Scientists at ETH Zurich have developed a technique that can drastically speed up large language models.
By specifically modifying the computational process of the BERT model, the researchers were able to reduce the number of neurons required for inference to 0.3 percent of the original value. Only 12 out of 4,095 neurons per layer inference were sufficient to achieve similarly good results with UltraFastBERT as with the unmodified model.
In language models based on transformer architectures, a large part of the parameters and computations are bundled in so-called feedforward networks. The researchers replace these layers with special fast feedforward networks, which are structured differently.
As a result of this component change, the usual dense matrix multiplications become conditional matrix multiplications. Instead of multiplying each input parameter with each neuron, only the neurons required for a task are identified and computed using binary decision trees.

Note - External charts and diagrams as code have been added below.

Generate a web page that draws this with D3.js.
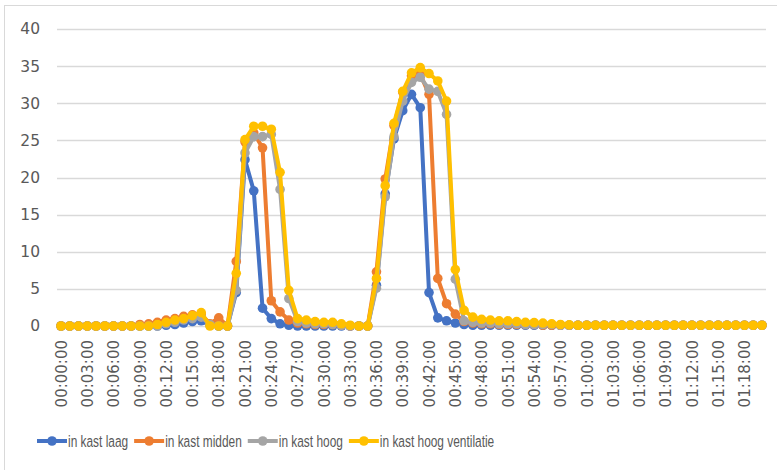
<!DOCTYPE html>
<html>
<head>
<meta charset="utf-8">
<script src="https://cdn.jsdelivr.net/npm/d3@7"></script>
<style>
  body { margin: 0; background: #fff; }
  svg { display: block; }
</style>
</head>
<body>
<svg id="chart" width="777" height="470"></svg>
<script>
// time labels, one per minute 00:00:00 .. 01:20:00
var minutes = d3.range(0, 81);
var timeLabels = minutes.map(function (m) {
  var h = Math.floor(m / 60), mm = m % 60;
  return "0" + h + ":" + (mm < 10 ? "0" : "") + mm + ":00";
});

var seriesNames = ["in kast laag", "in kast midden", "in kast hoog", "in kast hoog ventilatie"];
var seriesColors = ["#4472C4", "#ED7D31", "#A5A5A5", "#FFC000"];

var yTicks = [0, 5, 10, 15, 20, 25, 30, 35, 40];

// values
var kastLaag = [0, 0, 0, 0, 0, 0, 0, 0, 0, 0,
  0, 0, 0.1, 0.2, 0.4, 0.6, 0.7, 0.1, 0, 0,
  4.5, 22.4, 18.2, 2.4, 1.0, 0.3, 0.1, 0, 0, 0,
  0, 0, 0, 0, 0, 0, 5.5, 17.8, 25.2, 29.0,
  31.2, 29.4, 4.5, 1.1, 0.7, 0.4, 0.2, 0.1, 0.1, 0.1,
  0.1, 0.1, 0.1, 0.1, 0.1, 0.1, 0.1, 0.1, 0.1, 0.1,
  0.1, 0.1, 0.1, 0.1, 0.1, 0.1, 0.1, 0.1, 0.1, 0.1,
  0.1, 0.1, 0.1, 0.1, 0.1, 0.1, 0.1, 0.1, 0.1, 0.1, 0.1];

var kastMidden = [0, 0, 0, 0, 0, 0, 0, 0, 0, 0.2,
  0.3, 0.5, 0.8, 1.0, 1.3, 1.5, 1.6, 0.3, 1.1, 0,
  8.7, 24.8, 26.0, 24.0, 3.4, 1.9, 0.8, 0.4, 0.3, 0.2,
  0.2, 0.2, 0.1, 0, 0, 0, 7.3, 19.8, 27.0, 31.5,
  33.7, 33.9, 31.2, 6.4, 3.0, 1.6, 0.6, 0.4, 0.3, 0.3,
  0.2, 0.2, 0.2, 0.2, 0.2, 0.1, 0.1, 0.1, 0.1, 0.1,
  0.1, 0.1, 0.1, 0.1, 0.1, 0.1, 0.1, 0.1, 0.1, 0.1,
  0.1, 0.1, 0.1, 0.1, 0.1, 0.1, 0.1, 0.1, 0.1, 0.1, 0.1];

var kastHoog = [0, 0, 0, 0, 0, 0, 0, 0, 0, 0,
  0, 0, 0.3, 0.5, 0.8, 1.0, 1.2, 0.2, 0, 0,
  4.8, 23.3, 25.5, 25.5, 25.8, 18.4, 3.7, 0.6, 0.4, 0.3,
  0.3, 0.2, 0.1, 0, 0, 0, 5.1, 17.4, 25.5, 30.3,
  32.8, 33.5, 31.9, 31.6, 28.5, 6.3, 0.7, 0.5, 0.4, 0.4,
  0.3, 0.3, 0.3, 0.2, 0.2, 0.2, 0.2, 0.1, 0.1, 0.1,
  0.1, 0.1, 0.1, 0.1, 0.1, 0.1, 0.1, 0.1, 0.1, 0.1,
  0.1, 0.1, 0.1, 0.1, 0.1, 0.1, 0.1, 0.1, 0.1, 0.1, 0.1];

var kastHoogVentilatie = [0, 0, 0, 0, 0, 0, 0, 0, 0, 0,
  0, 0.2, 0.5, 0.8, 1.0, 1.4, 1.8, 0, 0, 0,
  7.1, 25.1, 26.9, 26.9, 26.5, 20.7, 4.8, 1.0, 0.8, 0.6,
  0.5, 0.5, 0.3, 0.1, 0, 0, 6.4, 18.9, 27.3, 31.6,
  34.1, 34.8, 34.0, 33.0, 30.3, 7.6, 2.1, 1.2, 0.9, 0.8,
  0.7, 0.7, 0.6, 0.5, 0.45, 0.4, 0.3, 0.2, 0.15, 0.1,
  0.1, 0.1, 0.1, 0.1, 0.1, 0.1, 0.1, 0.1, 0.1, 0.1,
  0.1, 0.1, 0.1, 0.1, 0.1, 0.1, 0.1, 0.1, 0.1, 0.1, 0.1];

var allSeries = [kastLaag, kastMidden, kastHoog, kastHoogVentilatie];

var svg = d3.select("#chart");
var textColor = "#595959";
var gridColor = "#d9d9d9";

// outer frame
svg.append("rect")
  .attr("x", 4.5).attr("y", 5.5)
  .attr("width", 800).attr("height", 500)
  .attr("fill", "none")
  .attr("stroke", gridColor);

var x = d3.scalePoint()
  .domain(minutes)
  .range([61, 762]);

var y = d3.scaleLinear()
  .domain([0, 40])
  .range([326, 29]);

// gridlines
svg.append("g")
  .selectAll("line")
  .data(yTicks)
  .enter()
  .append("line")
  .attr("x1", 57).attr("x2", 766)
  .attr("y1", function (d) { return Math.round(y(d)) + 0.5; })
  .attr("y2", function (d) { return Math.round(y(d)) + 0.5; })
  .attr("stroke", gridColor)
  .attr("stroke-width", 1.3);

// y axis labels
var yAxis = d3.axisLeft(y).tickValues(yTicks).tickSize(0).tickPadding(0);
var gy = svg.append("g").attr("transform", "translate(40,0)").call(yAxis);
gy.select(".domain").remove();
gy.selectAll("text")
  .attr("fill", textColor)
  .style("font-family", "'DejaVu Sans', sans-serif")
  .style("font-size", "15.5px");

// x axis labels, every third minute, rotated
var xAxis = d3.axisBottom(x)
  .tickValues(minutes.filter(function (m) { return m % 3 === 0; }))
  .tickFormat(function (m) { return timeLabels[m]; })
  .tickSize(0);
var gx = svg.append("g").attr("transform", "translate(0,340)").call(xAxis);
gx.select(".domain").remove();
gx.selectAll("text")
  .attr("fill", textColor)
  .style("font-family", "'DejaVu Sans', sans-serif")
  .style("font-size", "15px")
  .attr("text-anchor", "end")
  .attr("dy", "0.35em")
  .attr("y", 0)
  .attr("transform", "rotate(-90)");

// series lines and markers
var line = d3.line()
  .x(function (d, i) { return x(i); })
  .y(function (d) { return y(d); });

allSeries.forEach(function (values, s) {
  var g = svg.append("g");
  g.append("path")
    .attr("d", line(values))
    .attr("fill", "none")
    .attr("stroke", seriesColors[s])
    .attr("stroke-width", 4)
    .attr("stroke-linejoin", "round");
  g.selectAll("circle")
    .data(values)
    .enter()
    .append("circle")
    .attr("cx", function (d, i) { return x(i); })
    .attr("cy", function (d) { return y(d); })
    .attr("r", 4.8)
    .attr("fill", seriesColors[s]);
});

// legend - text squeezed horizontally to look like the narrow office font
var legend = svg.append("g").attr("transform", "translate(37,441)");
var squeeze = 0.70;
var lx = 0;
seriesNames.forEach(function (name, s) {
  var item = legend.append("g").attr("transform", "translate(" + lx + ",0)");
  item.append("line")
    .attr("x1", 0).attr("x2", 30)
    .attr("stroke", seriesColors[s])
    .attr("stroke-width", 4);
  item.append("circle")
    .attr("cx", 15).attr("r", 4.8)
    .attr("fill", seriesColors[s]);
  var t = item.append("text")
    .attr("transform", "translate(31,0) scale(" + squeeze + ",1)")
    .attr("dy", "0.35em")
    .attr("fill", textColor)
    .style("font-family", "'Liberation Sans', Arial, sans-serif")
    .style("font-size", "17px")
    .text(name);
  lx += 31 + t.node().getComputedTextLength() * squeeze + 6;
});
</script>
</body>
</html>
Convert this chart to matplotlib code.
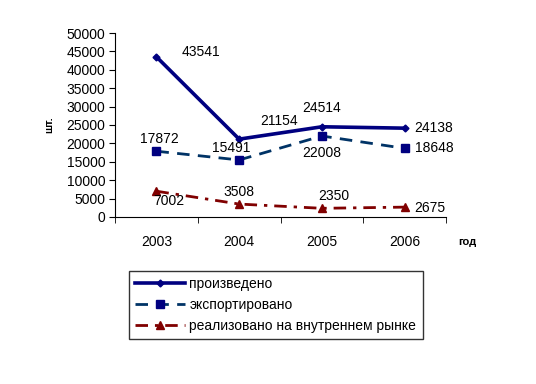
import numpy as np
import matplotlib.pyplot as plt

plt.rcParams['font.family'] = ['Liberation Sans', 'DejaVu Sans']

years = ['2003', '2004', '2005', '2006']
produced = [43541, 21154, 24514, 24138]
exported = [17872, 15491, 22008, 18648]
domestic = [7002, 3508, 2350, 2675]

x = np.arange(len(years))

fig = plt.figure(figsize=(5.36, 3.84), dpi=100)
ax = fig.add_axes([0.2146, 0.435, 0.6175, 0.479])

l1, = ax.plot(x, produced, color='#000080', lw=2.6, marker='D', ms=3.5, label='произведено')
l2, = ax.plot(x, exported, color='#003366', lw=2, ls=(0, (4.5, 3)), marker='s', ms=5.5,
              mfc='#000080', mec='#000080', label='экспортировано')
l3, = ax.plot(x, domestic, color='#800000', lw=2, ls=(0, (4.5, 2.5, 1.2, 2.5)), marker='^', ms=5.5,
              label='реализовано на внутреннем рынке')

# label offsets in pixels
off_p = [(45, 5, 'center'), (40, 18, 'center'), (0, 19, 'center'), (10, 0, 'left')]
off_e = [(3, 12, 'center'), (-8, 12, 'center'), (0, -17, 'center'), (10, 0, 'left')]
off_d = [(12, -10, 'center'), (0, 12, 'center'), (12, 12, 'center'), (10, -1, 'left')]
for vals, offs in [(produced, off_p), (exported, off_e), (domestic, off_d)]:
    for i, v in enumerate(vals):
        dx, dy, ha = offs[i]
        ax.annotate(str(v), (x[i], v), xytext=(dx, dy), textcoords='offset pixels',
                    ha=ha, va='center', fontsize=10)

ax.set_xlim(-0.5, 3.5)
ax.set_ylim(0, 50000)
ax.set_yticks(np.arange(0, 50001, 5000))
ax.set_xticks(x)
ax.set_xticklabels(years)
ax.set_xticks(np.arange(-0.5, 3.6, 1), minor=True)
ax.tick_params(axis='x', which='major', length=0, pad=13, labelsize=10)
ax.tick_params(axis='x', which='minor', length=4, direction='out')
ax.tick_params(axis='y', length=4, direction='out', labelsize=10, pad=3)
ax.spines['top'].set_visible(False)
ax.spines['right'].set_visible(False)

ax.set_ylabel('шт.', fontsize=8, fontweight='bold', labelpad=9)
fig.text(467 / 536, 1 - 242 / 384, 'год', fontsize=8, fontweight='bold', ha='center', va='center')

leg = fig.legend(handles=[l1, l2, l3], loc='upper left', bbox_to_anchor=(129 / 536, 1 - 271 / 384),
                 frameon=True, fancybox=False, edgecolor='black', fontsize=10,
                 handlelength=3.6, borderpad=0.45, labelspacing=0.5, handletextpad=0.3,
                 borderaxespad=0)
leg.get_frame().set_linewidth(1)

fig.savefig('out.png', dpi=100)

Experiments using the GLUE language comprehension benchmark showed that UltraFastBERT achieved up to 96 % of the performance of the original BERT model, despite the greatly reduced number of neurons.
Huge speed-up potential for large models
According to the researchers, the approach has enormous speed-up potential, especially for very large language models. For example, in the OpenAI language model GPT-3, the number of neurons required per inference could theoretically be reduced to just 0.03 % of the previous amount.
However, to exploit the theoretical possibilities in practice, optimizations at the software level are still necessary. According to the scientists, an efficient implementation of conditional matrix multiplication would make it possible to speed up the process by a factor of 341.
However, the necessary knowledge is not freely available:
Dense matrix multiplication is the most optimized mathematical operation in the history of computing. A tremendous effort has been put into designing memories, chips, instruction sets, and software routines that execute it as fast as possible. Many of these advancements have been – be it for their complexity or for competitive advantage – kept confidential and exposed to the end user only through powerful but restrictive programming interfaces. Therefore, despite having no need for new hardware, we are still forced to rely on combining high-level linear-algebraic routines to implement CMM, hence the reduction in the speedup.
From the paper
As a first step, however, the researchers wrote working CPU-level code that achieved a 78-fold speedup over the optimised baseline feedforward implementation.
The researchers have also made breakthroughs in the area of image models, drastically reducing the computation time required. Stability AI's SDXL Turbo reduces the number of image generation steps from 50 to one while maintaining almost the same quality.